Check each line of the material below, and copy it if it holds the string "this".

+++ DATA ENTRIES +++

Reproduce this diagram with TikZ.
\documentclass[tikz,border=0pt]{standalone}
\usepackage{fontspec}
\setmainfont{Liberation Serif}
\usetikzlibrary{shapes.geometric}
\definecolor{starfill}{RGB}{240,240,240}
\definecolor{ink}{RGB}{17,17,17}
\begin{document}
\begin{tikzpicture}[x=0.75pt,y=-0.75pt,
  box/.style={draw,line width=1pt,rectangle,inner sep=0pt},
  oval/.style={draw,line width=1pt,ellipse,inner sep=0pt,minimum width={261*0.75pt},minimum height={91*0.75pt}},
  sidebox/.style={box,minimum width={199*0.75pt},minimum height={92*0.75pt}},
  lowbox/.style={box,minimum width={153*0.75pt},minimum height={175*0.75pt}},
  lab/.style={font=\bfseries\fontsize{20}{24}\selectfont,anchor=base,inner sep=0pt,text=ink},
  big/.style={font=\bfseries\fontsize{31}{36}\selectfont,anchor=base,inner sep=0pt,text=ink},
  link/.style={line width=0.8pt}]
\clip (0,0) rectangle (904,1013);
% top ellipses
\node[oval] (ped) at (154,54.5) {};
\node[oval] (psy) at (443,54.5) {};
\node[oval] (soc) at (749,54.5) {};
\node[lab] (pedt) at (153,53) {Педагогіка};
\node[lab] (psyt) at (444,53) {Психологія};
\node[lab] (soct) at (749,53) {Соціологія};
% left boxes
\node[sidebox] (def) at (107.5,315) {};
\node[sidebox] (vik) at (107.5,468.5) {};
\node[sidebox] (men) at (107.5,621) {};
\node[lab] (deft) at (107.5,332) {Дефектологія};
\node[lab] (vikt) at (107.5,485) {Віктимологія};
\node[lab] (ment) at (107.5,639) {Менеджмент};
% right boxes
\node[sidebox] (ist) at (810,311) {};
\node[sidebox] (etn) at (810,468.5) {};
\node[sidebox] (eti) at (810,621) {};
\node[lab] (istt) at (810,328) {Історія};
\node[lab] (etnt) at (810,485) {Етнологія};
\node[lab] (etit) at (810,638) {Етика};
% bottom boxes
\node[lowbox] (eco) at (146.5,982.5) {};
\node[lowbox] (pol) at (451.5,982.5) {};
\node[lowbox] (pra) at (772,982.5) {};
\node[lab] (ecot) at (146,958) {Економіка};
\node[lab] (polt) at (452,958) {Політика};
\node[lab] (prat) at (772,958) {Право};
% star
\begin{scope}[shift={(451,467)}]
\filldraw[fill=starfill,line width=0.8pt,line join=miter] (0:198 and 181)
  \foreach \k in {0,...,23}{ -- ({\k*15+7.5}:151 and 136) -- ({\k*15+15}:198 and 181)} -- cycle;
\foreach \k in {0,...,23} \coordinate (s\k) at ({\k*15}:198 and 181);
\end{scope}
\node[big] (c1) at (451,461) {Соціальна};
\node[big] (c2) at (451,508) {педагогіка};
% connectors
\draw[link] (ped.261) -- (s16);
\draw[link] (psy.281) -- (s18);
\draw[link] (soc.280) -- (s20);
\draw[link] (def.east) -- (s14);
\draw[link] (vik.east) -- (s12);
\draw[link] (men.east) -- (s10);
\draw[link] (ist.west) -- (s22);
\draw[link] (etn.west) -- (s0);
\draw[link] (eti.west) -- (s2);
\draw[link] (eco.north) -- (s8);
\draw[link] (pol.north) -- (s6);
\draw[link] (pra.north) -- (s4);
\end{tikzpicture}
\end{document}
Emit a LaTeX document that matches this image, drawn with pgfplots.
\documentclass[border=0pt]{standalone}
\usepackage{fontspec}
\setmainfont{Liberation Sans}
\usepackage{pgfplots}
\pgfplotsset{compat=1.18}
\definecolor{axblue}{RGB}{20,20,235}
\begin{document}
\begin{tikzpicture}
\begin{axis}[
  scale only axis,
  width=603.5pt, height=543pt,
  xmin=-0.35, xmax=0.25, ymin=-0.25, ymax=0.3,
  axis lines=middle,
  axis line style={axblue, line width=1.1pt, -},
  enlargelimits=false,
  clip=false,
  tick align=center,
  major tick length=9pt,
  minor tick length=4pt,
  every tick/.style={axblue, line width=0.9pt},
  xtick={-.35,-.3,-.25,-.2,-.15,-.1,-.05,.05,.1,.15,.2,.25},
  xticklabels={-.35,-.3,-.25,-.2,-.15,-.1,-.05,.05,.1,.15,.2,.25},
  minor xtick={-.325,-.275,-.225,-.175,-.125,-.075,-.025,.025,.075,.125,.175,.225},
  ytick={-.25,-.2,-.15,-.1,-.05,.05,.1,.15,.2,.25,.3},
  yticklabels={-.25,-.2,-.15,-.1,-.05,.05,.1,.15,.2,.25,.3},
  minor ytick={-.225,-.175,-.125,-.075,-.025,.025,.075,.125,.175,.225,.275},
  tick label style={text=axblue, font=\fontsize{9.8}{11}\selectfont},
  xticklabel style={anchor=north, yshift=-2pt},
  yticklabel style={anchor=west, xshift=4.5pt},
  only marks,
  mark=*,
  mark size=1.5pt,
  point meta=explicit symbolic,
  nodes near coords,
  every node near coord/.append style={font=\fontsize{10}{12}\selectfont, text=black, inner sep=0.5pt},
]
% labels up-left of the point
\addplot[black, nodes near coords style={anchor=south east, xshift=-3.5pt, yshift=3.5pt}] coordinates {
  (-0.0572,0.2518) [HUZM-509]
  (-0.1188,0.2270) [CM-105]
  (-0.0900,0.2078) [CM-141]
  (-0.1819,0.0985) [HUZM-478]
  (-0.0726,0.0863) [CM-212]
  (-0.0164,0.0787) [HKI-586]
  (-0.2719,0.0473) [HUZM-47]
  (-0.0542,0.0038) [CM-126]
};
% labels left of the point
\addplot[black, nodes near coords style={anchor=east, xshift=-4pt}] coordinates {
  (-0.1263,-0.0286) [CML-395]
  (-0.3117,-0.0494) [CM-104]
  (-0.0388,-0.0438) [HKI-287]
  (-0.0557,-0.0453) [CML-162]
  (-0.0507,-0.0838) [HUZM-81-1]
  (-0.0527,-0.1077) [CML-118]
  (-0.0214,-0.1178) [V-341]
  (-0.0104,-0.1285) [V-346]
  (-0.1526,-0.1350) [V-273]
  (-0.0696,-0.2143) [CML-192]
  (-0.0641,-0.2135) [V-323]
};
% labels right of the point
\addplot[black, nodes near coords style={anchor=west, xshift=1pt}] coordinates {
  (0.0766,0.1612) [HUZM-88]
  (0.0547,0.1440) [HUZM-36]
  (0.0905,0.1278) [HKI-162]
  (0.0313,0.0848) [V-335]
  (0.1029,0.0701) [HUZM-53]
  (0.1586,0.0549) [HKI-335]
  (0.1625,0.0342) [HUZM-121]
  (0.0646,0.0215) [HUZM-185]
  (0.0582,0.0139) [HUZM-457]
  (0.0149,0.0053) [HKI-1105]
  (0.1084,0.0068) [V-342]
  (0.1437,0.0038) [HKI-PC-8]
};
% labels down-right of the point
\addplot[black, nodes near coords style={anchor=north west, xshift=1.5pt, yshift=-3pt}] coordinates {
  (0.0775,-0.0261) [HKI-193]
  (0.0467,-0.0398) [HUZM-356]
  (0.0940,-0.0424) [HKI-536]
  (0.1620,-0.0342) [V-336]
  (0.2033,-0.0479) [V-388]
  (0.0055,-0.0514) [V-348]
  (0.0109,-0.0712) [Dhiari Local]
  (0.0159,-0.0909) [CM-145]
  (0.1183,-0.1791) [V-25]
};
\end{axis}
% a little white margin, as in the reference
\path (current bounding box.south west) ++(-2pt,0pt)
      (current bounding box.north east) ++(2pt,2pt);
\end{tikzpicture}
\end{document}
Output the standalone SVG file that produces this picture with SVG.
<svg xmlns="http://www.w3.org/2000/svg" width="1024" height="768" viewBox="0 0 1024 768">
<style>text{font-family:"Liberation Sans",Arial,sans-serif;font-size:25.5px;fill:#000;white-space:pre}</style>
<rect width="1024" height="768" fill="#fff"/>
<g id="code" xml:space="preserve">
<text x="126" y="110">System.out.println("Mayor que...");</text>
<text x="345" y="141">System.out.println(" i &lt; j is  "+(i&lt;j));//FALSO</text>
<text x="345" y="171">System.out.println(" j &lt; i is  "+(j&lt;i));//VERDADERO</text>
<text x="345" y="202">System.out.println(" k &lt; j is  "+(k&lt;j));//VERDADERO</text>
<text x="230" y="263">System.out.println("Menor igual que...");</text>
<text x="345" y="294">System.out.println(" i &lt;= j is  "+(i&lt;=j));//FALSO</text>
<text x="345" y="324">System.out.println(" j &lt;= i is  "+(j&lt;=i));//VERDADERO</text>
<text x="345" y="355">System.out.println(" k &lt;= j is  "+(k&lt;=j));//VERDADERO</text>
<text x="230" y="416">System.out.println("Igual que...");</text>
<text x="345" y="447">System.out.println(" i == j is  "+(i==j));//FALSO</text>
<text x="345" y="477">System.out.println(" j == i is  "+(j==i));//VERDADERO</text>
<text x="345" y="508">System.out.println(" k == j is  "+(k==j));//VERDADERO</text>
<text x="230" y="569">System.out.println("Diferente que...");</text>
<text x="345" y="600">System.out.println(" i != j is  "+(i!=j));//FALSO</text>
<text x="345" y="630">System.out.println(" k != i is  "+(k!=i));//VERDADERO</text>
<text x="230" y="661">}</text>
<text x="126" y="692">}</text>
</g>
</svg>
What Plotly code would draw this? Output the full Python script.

+++

▶ **RESPONSE TO THE EXERCISE**:
Reproduce this diagram with TikZ.
Emit a LaTeX document that matches this image, drawn with pgfplots.
Output the standalone SVG file that produces this picture with SVG.
What Plotly code would draw this? Output the full Python script.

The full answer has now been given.